Direction: Gather up the lines with the word "that" in them.

Source records:
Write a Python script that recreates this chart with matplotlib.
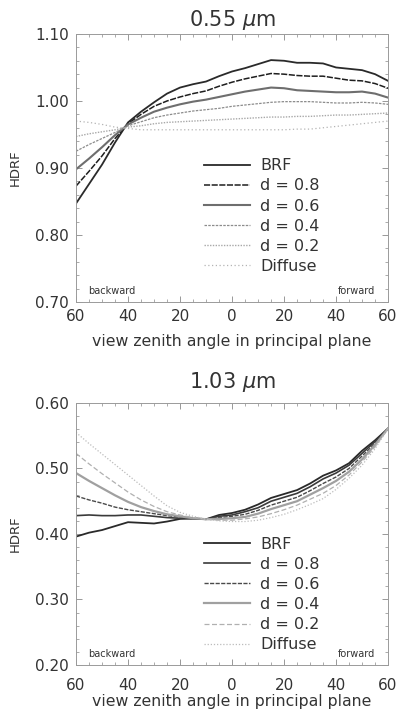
* * *
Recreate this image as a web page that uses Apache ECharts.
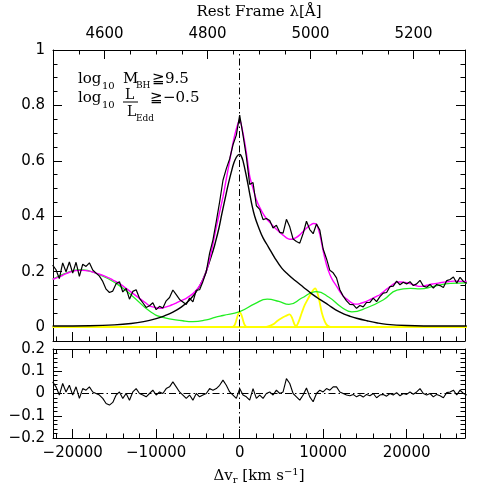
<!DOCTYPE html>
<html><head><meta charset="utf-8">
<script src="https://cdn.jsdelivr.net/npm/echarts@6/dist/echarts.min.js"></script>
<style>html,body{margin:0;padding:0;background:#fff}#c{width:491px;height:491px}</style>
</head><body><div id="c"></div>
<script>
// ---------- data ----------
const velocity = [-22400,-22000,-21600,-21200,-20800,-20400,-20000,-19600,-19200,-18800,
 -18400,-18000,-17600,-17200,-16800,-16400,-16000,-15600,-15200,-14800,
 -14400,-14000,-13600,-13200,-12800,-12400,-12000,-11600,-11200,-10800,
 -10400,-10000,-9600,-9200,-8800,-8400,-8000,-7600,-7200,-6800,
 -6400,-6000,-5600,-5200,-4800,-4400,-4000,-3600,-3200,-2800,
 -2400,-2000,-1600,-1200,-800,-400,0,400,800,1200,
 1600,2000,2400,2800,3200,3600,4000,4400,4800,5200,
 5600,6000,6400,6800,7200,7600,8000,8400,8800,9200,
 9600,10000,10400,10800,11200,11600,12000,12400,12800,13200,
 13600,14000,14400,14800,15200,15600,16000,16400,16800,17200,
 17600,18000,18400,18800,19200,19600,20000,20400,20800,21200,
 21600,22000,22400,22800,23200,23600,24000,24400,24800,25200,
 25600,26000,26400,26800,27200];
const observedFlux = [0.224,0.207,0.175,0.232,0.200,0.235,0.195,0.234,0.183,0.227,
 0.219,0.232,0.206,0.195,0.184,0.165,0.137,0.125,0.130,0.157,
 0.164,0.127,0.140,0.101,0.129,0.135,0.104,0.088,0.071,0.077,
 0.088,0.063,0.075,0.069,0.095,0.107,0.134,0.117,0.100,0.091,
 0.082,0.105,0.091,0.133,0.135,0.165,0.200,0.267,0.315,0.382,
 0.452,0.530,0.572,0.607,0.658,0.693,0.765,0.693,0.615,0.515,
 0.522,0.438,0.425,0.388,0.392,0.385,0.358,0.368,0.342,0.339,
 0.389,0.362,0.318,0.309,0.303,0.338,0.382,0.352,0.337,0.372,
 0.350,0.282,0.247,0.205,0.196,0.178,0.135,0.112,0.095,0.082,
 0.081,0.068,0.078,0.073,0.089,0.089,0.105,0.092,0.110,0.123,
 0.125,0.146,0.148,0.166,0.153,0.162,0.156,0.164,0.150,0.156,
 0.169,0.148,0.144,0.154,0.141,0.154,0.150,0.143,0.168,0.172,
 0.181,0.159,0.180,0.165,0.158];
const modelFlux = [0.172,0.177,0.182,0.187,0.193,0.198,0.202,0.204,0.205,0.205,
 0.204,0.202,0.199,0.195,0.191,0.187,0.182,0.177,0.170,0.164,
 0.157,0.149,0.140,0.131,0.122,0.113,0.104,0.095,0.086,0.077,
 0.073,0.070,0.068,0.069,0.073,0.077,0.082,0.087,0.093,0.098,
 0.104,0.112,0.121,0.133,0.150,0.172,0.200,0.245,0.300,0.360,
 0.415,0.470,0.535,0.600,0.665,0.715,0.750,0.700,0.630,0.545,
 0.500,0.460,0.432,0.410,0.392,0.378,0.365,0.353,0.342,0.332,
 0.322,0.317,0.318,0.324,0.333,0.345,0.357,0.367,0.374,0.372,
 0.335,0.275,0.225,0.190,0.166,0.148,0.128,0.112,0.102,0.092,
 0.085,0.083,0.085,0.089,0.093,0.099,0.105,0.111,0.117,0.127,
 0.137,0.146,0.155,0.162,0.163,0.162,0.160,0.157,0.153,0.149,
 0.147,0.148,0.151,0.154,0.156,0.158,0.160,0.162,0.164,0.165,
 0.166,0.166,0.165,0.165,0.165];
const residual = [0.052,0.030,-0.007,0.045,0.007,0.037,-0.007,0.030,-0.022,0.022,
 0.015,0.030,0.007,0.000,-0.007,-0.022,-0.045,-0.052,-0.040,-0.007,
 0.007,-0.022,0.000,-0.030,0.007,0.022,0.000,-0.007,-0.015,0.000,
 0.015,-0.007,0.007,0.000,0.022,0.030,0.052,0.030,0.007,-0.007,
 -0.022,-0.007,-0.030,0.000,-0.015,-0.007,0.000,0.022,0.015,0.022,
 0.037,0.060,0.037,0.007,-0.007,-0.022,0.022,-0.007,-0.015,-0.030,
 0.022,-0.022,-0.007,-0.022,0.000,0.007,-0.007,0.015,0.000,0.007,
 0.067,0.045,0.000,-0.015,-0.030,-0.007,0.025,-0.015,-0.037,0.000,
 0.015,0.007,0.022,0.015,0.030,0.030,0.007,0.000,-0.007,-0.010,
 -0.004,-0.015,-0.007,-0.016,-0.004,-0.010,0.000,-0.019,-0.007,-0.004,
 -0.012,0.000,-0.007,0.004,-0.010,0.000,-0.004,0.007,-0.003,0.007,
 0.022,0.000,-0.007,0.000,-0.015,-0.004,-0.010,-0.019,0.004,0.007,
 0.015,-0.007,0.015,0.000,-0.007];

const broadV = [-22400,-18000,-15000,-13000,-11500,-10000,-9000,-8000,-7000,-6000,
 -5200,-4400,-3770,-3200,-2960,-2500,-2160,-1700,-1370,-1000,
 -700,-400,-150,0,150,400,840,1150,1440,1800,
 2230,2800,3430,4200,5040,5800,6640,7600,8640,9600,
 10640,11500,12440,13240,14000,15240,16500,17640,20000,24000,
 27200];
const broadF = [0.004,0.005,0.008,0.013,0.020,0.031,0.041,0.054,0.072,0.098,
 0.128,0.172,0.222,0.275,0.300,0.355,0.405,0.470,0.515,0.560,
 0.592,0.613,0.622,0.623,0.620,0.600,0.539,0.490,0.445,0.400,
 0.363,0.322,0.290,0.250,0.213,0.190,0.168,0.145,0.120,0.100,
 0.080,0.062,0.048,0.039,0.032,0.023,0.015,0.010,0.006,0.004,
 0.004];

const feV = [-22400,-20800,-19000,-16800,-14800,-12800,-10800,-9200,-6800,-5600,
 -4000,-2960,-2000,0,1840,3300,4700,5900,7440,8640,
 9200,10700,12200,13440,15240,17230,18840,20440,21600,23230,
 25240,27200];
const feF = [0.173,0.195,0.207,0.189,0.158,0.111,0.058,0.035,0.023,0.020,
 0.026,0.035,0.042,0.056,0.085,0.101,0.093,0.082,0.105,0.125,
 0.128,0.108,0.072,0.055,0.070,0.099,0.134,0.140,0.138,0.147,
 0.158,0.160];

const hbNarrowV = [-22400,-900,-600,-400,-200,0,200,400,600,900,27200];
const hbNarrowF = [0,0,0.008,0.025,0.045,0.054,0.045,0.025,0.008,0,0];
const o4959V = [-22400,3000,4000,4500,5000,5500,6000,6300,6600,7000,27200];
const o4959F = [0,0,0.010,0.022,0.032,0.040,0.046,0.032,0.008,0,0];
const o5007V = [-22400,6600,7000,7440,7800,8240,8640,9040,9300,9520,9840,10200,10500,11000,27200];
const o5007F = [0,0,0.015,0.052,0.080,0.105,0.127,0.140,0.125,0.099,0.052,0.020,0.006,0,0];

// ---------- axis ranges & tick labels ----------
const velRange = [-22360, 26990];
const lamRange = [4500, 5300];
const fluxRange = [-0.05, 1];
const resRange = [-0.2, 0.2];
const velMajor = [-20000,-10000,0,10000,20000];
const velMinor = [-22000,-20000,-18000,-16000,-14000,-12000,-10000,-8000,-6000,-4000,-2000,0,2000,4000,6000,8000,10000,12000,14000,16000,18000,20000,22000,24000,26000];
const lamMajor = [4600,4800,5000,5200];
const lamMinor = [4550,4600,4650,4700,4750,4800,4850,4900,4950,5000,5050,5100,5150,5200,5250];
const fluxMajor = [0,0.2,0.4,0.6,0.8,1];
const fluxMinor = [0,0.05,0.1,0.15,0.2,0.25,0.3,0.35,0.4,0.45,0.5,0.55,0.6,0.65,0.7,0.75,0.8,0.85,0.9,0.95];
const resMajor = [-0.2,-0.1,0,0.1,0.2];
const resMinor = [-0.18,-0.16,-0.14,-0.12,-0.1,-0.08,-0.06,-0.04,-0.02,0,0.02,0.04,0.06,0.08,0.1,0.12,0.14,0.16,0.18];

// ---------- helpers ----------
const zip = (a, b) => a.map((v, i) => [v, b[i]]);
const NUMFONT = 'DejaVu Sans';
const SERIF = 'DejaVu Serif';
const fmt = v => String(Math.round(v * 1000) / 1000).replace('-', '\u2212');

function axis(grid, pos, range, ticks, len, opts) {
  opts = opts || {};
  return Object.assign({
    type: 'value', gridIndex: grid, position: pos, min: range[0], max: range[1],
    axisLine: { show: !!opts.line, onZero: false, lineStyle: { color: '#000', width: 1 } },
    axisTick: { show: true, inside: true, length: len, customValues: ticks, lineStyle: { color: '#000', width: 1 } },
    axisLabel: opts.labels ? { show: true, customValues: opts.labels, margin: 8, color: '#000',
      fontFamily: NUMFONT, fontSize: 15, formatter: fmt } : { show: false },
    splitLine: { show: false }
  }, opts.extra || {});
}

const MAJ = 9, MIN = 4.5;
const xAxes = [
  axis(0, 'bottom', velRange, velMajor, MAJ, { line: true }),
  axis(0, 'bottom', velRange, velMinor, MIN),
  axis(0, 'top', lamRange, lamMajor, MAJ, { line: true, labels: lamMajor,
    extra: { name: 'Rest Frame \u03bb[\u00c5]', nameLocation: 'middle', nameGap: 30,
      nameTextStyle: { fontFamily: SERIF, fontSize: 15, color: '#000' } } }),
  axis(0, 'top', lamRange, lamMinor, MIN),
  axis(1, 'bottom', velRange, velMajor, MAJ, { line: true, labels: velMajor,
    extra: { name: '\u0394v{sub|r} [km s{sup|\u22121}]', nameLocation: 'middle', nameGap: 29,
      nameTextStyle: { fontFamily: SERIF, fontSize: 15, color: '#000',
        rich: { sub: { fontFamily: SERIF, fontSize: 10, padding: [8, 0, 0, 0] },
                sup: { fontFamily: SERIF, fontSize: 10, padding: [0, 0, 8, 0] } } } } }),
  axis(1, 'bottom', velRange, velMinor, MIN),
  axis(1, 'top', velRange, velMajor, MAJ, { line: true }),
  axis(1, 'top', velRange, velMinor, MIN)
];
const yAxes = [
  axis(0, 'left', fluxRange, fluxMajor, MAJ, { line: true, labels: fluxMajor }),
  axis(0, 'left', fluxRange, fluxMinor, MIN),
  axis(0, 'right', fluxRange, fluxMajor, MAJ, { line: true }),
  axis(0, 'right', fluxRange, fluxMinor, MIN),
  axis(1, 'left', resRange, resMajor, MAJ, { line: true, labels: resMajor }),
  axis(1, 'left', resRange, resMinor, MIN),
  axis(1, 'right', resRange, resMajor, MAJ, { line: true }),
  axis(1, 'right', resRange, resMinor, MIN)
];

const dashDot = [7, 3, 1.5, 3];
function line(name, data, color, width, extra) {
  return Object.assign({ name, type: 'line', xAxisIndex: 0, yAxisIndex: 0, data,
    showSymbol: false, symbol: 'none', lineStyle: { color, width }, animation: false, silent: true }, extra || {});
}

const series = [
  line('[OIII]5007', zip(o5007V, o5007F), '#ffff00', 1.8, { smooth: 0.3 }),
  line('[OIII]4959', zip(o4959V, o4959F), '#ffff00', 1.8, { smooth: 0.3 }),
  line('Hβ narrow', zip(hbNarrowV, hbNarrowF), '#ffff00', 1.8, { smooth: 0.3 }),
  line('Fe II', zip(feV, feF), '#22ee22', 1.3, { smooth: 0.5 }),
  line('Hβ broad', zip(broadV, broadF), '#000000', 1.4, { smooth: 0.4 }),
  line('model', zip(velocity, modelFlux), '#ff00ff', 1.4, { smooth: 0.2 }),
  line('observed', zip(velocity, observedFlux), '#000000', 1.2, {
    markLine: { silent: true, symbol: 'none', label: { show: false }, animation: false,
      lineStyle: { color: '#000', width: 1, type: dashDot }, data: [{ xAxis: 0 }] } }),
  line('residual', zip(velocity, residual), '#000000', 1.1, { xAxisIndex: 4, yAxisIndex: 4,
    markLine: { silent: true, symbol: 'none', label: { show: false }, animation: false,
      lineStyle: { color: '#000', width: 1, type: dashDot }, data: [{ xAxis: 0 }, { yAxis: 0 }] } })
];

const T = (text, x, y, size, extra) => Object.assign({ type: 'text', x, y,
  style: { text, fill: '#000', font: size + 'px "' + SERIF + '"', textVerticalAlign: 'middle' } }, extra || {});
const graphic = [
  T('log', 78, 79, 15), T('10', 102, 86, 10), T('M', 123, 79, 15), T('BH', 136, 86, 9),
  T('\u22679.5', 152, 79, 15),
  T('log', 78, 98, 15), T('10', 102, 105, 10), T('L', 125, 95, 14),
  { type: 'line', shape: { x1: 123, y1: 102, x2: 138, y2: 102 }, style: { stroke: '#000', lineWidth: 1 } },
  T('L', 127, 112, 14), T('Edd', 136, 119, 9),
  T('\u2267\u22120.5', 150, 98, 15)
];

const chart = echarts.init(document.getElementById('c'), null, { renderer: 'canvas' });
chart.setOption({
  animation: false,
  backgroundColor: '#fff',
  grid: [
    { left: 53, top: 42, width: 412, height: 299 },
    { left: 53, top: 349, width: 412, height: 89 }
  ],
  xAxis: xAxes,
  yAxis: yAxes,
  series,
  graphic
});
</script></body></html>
---
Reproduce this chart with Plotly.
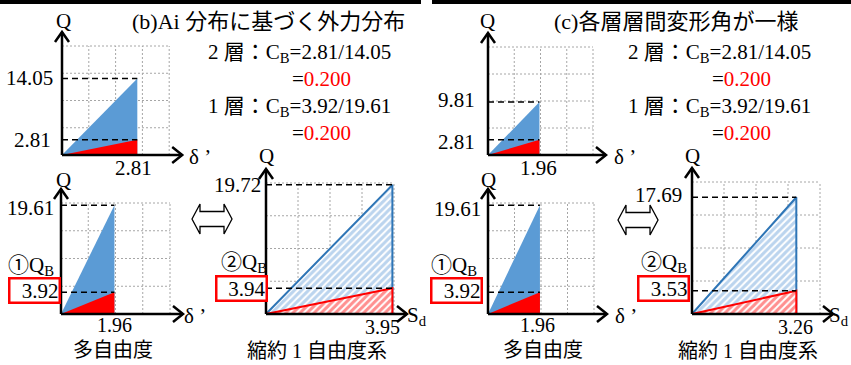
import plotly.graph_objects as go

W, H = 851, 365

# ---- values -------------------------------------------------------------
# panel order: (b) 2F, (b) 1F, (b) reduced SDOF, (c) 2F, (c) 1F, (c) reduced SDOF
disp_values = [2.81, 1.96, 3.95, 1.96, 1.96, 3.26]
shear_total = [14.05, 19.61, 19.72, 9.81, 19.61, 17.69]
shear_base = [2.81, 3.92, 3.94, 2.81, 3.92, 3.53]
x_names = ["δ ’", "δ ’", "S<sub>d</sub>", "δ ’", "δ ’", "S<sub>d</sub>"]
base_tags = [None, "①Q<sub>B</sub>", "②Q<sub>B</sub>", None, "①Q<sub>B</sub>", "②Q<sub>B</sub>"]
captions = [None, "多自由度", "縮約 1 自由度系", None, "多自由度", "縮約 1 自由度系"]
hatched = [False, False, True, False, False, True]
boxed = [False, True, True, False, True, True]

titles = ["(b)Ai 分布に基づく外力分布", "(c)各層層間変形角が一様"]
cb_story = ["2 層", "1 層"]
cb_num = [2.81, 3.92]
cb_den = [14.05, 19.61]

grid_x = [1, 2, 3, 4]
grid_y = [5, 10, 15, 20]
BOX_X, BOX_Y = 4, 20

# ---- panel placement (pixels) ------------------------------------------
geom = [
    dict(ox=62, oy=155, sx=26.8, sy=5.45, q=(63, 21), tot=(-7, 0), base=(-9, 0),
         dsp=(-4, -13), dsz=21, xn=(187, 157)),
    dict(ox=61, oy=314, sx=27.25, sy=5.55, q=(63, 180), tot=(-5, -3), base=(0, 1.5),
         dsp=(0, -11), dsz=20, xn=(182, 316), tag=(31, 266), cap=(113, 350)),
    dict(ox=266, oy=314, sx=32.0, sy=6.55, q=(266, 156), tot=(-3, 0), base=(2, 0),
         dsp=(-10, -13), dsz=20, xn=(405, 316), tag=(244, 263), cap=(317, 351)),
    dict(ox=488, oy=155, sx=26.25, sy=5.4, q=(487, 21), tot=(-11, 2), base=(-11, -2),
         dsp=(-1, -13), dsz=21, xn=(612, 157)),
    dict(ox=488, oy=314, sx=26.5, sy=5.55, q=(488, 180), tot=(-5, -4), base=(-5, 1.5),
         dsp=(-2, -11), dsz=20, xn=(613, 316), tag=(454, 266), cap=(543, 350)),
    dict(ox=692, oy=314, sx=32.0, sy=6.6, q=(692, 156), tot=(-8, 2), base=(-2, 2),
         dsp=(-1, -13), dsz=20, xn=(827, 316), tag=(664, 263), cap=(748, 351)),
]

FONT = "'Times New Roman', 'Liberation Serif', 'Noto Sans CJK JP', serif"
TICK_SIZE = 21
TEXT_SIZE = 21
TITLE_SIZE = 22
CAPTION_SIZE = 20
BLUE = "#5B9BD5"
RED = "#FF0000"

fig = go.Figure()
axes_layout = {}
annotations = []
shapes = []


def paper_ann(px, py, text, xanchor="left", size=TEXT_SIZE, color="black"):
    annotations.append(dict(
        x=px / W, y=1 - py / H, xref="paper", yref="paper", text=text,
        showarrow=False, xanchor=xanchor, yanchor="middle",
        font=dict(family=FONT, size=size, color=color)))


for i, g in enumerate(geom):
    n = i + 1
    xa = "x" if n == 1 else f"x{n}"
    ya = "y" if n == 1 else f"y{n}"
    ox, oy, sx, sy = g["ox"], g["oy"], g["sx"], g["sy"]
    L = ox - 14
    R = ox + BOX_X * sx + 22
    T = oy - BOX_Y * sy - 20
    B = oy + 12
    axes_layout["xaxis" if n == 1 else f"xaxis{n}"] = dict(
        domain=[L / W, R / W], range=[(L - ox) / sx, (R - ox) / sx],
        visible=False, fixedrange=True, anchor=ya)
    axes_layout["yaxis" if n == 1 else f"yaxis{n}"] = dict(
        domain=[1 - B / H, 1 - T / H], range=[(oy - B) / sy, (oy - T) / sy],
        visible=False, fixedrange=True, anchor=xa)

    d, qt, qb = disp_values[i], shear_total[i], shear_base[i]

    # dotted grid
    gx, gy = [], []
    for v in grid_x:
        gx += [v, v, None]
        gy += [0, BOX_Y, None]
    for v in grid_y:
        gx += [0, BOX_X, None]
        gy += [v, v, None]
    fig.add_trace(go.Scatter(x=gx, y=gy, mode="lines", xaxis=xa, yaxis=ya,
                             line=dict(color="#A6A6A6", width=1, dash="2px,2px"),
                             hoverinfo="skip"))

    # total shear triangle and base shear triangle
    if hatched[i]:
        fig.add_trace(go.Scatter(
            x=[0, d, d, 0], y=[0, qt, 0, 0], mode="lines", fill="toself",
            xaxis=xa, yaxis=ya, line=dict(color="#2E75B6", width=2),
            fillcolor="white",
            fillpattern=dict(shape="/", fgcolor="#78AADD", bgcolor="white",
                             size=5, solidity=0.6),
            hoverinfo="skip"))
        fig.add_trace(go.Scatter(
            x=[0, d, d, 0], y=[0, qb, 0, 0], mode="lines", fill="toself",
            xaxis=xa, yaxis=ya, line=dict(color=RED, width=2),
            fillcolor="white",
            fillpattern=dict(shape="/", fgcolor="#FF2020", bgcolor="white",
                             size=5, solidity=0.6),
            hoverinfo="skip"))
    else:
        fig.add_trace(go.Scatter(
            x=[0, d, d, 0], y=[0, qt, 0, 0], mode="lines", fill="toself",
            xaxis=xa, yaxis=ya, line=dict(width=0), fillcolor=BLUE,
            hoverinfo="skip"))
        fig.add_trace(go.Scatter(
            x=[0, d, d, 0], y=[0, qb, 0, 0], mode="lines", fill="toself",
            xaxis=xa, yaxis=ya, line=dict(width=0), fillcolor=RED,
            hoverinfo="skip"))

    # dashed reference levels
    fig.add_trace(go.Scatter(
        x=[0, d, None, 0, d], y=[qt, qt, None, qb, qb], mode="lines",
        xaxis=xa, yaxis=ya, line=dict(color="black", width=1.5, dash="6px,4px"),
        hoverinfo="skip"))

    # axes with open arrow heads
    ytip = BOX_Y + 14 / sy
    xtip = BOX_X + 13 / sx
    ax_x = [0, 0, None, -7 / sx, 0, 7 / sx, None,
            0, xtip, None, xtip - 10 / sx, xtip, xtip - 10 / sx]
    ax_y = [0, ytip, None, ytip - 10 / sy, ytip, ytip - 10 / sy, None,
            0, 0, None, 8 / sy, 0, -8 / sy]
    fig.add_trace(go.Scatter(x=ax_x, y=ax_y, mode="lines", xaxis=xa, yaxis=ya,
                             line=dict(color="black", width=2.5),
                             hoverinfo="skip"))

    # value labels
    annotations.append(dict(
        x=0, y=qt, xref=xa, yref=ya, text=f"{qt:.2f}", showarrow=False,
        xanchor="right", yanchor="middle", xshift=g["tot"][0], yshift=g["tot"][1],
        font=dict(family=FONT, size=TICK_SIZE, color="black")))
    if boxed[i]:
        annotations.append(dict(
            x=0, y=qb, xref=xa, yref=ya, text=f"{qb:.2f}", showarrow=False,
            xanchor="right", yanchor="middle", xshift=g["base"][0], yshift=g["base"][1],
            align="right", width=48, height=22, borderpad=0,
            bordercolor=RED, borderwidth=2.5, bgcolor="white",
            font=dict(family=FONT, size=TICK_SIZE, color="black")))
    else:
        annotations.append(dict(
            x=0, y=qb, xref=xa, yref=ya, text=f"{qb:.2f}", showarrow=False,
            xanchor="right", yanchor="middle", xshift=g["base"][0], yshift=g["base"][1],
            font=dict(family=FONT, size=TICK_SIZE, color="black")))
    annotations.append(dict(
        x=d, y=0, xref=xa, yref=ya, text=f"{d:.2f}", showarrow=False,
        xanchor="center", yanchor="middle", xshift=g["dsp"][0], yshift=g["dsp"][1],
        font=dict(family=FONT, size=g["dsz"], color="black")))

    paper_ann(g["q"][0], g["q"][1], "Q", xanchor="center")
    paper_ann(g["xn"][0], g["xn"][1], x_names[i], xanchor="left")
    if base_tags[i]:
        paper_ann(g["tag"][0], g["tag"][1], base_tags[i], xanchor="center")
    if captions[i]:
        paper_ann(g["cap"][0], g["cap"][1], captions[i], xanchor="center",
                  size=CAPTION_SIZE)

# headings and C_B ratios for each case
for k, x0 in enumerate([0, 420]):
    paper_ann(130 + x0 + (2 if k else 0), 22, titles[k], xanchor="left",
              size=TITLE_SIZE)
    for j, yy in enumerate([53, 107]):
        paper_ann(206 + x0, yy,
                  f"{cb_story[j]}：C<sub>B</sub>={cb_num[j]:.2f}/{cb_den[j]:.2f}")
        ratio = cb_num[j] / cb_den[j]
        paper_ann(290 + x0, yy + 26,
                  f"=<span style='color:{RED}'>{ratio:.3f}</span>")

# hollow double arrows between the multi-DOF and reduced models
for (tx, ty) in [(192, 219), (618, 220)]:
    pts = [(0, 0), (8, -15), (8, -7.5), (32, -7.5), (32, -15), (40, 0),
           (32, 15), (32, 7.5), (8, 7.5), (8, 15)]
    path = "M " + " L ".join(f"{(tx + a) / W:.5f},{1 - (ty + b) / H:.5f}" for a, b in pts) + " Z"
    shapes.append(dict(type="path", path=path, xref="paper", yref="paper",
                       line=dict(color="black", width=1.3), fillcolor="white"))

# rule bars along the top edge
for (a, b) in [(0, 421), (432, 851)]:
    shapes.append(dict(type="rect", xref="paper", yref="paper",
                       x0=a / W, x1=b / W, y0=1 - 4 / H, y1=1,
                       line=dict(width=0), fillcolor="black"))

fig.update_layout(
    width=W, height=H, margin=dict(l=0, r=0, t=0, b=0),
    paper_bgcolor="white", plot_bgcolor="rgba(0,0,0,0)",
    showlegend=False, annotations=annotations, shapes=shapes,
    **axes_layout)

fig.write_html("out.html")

The output:
Write a Python script that recreates this chart with matplotlib.
Recreate this image as a web page that uses Apache ECharts.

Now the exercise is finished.